§ GIVEN TASK
Find the lines that contain the word "this" and copy each one.

§ DATA ROWS
+ + +

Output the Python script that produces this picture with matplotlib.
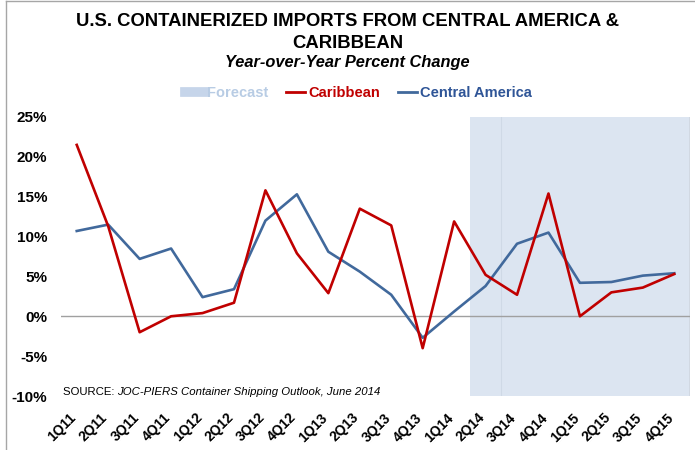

+ + +

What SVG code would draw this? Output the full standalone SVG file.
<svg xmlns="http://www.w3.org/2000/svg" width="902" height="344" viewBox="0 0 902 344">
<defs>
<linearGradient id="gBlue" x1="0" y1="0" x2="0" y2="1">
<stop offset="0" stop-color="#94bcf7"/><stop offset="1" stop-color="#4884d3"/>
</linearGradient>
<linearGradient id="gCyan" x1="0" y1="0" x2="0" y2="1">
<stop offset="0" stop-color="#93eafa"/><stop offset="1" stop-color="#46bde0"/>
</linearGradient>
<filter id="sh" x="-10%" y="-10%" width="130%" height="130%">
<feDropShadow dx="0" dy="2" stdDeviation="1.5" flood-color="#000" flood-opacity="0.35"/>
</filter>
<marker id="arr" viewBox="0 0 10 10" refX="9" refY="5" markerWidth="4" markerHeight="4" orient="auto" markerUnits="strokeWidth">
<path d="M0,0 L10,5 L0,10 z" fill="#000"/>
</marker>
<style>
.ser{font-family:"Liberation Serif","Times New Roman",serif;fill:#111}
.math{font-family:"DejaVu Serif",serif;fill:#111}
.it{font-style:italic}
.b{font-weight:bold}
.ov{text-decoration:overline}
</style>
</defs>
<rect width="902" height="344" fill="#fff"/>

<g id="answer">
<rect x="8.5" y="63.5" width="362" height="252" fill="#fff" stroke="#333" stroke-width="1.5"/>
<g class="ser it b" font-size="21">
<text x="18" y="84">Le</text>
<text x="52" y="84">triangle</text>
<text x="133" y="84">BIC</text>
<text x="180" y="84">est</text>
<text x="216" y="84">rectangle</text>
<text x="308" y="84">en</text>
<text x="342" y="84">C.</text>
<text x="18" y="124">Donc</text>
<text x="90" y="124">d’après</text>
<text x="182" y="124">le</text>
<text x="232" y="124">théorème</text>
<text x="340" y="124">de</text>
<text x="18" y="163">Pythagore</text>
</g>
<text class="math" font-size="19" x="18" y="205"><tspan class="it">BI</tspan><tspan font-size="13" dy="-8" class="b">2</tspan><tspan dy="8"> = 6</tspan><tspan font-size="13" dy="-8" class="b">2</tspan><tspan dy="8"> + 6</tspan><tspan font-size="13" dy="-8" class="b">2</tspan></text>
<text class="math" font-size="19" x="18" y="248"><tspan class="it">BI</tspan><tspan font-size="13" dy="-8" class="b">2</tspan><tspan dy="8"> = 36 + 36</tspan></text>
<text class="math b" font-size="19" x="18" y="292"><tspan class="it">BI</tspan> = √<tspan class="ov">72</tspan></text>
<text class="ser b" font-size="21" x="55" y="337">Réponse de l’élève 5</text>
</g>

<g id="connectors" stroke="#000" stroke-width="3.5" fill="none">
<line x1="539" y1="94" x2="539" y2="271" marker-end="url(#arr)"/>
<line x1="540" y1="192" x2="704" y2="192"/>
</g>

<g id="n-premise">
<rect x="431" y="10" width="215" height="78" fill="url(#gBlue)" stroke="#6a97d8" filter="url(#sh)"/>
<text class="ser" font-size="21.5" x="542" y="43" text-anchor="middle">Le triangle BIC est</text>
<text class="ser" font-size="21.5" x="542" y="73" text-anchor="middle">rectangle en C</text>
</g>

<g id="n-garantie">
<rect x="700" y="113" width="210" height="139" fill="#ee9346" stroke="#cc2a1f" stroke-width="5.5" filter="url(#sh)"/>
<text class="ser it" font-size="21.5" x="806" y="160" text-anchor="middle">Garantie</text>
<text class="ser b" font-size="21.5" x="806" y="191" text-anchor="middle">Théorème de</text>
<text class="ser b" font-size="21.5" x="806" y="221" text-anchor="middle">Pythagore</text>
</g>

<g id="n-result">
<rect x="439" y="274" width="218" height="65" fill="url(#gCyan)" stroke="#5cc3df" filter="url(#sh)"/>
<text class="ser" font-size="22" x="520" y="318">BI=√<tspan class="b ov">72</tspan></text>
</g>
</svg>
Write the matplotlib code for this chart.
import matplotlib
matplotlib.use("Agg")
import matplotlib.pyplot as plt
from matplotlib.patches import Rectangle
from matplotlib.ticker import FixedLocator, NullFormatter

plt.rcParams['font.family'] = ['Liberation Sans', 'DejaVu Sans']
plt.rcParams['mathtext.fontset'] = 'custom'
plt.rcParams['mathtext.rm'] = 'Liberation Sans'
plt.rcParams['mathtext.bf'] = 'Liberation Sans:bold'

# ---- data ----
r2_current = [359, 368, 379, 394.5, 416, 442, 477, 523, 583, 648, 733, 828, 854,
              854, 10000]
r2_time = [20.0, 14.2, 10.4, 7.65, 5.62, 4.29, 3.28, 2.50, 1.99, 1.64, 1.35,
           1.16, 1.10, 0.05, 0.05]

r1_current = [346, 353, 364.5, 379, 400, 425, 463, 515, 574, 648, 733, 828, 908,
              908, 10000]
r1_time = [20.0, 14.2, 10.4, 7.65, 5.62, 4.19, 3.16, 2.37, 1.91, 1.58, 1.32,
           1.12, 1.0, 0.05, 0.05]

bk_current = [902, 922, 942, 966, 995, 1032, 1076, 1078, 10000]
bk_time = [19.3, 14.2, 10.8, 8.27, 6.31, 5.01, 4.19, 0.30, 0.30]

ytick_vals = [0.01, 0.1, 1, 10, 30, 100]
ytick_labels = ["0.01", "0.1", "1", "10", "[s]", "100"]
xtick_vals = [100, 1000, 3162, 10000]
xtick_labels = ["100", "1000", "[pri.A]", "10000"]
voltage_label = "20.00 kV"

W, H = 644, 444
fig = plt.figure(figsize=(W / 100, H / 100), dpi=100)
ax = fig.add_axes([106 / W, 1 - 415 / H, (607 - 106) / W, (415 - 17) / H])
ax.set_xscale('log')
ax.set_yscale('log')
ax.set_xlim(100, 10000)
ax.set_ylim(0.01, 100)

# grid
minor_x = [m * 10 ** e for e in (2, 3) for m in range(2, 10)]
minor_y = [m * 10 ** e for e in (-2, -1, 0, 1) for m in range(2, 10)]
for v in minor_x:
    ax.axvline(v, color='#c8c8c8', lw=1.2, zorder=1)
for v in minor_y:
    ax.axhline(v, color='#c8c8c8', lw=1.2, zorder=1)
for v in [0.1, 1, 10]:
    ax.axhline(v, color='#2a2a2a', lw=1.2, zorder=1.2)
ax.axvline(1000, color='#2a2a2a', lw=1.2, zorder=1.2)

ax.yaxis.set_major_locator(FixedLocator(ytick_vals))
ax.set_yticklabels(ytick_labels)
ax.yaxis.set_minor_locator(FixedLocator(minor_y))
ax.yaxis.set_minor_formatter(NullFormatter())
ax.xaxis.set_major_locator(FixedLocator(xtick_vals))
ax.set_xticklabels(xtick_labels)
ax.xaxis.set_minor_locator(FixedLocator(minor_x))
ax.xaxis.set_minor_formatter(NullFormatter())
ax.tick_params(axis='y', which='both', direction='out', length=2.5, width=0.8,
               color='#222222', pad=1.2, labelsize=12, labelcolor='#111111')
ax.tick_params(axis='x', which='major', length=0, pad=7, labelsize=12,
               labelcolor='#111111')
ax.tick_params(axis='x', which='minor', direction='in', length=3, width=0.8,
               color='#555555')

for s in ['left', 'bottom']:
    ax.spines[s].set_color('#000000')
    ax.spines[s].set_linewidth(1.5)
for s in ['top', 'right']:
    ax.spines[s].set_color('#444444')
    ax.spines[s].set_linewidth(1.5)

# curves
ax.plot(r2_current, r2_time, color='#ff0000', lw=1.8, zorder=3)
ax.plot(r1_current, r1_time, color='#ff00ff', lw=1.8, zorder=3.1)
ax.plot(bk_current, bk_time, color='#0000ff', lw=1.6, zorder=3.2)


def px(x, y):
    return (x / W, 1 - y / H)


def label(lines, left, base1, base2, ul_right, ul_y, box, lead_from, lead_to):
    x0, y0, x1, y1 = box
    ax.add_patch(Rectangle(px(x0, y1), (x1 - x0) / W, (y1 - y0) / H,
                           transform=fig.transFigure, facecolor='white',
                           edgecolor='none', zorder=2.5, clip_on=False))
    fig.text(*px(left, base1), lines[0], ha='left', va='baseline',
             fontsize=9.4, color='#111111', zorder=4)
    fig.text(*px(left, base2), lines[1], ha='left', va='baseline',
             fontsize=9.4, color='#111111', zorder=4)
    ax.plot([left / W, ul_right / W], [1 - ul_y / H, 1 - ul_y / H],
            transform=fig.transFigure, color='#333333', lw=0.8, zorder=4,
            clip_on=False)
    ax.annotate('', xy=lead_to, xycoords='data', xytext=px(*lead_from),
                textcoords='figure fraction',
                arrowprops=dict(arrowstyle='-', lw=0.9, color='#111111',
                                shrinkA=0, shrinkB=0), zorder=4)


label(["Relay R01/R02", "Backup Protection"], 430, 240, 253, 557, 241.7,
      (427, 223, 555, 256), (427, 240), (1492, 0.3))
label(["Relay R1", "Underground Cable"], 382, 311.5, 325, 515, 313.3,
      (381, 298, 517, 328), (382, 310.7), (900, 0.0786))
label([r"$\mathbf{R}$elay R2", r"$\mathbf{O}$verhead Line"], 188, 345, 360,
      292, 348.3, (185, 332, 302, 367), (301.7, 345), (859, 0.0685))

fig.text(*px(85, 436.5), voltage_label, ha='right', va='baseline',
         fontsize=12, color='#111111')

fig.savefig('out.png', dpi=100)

+ + +

§ COMPLETED EXERCISE
Output the Python script that produces this picture with matplotlib.
What SVG code would draw this? Output the full standalone SVG file.
Write the matplotlib code for this chart.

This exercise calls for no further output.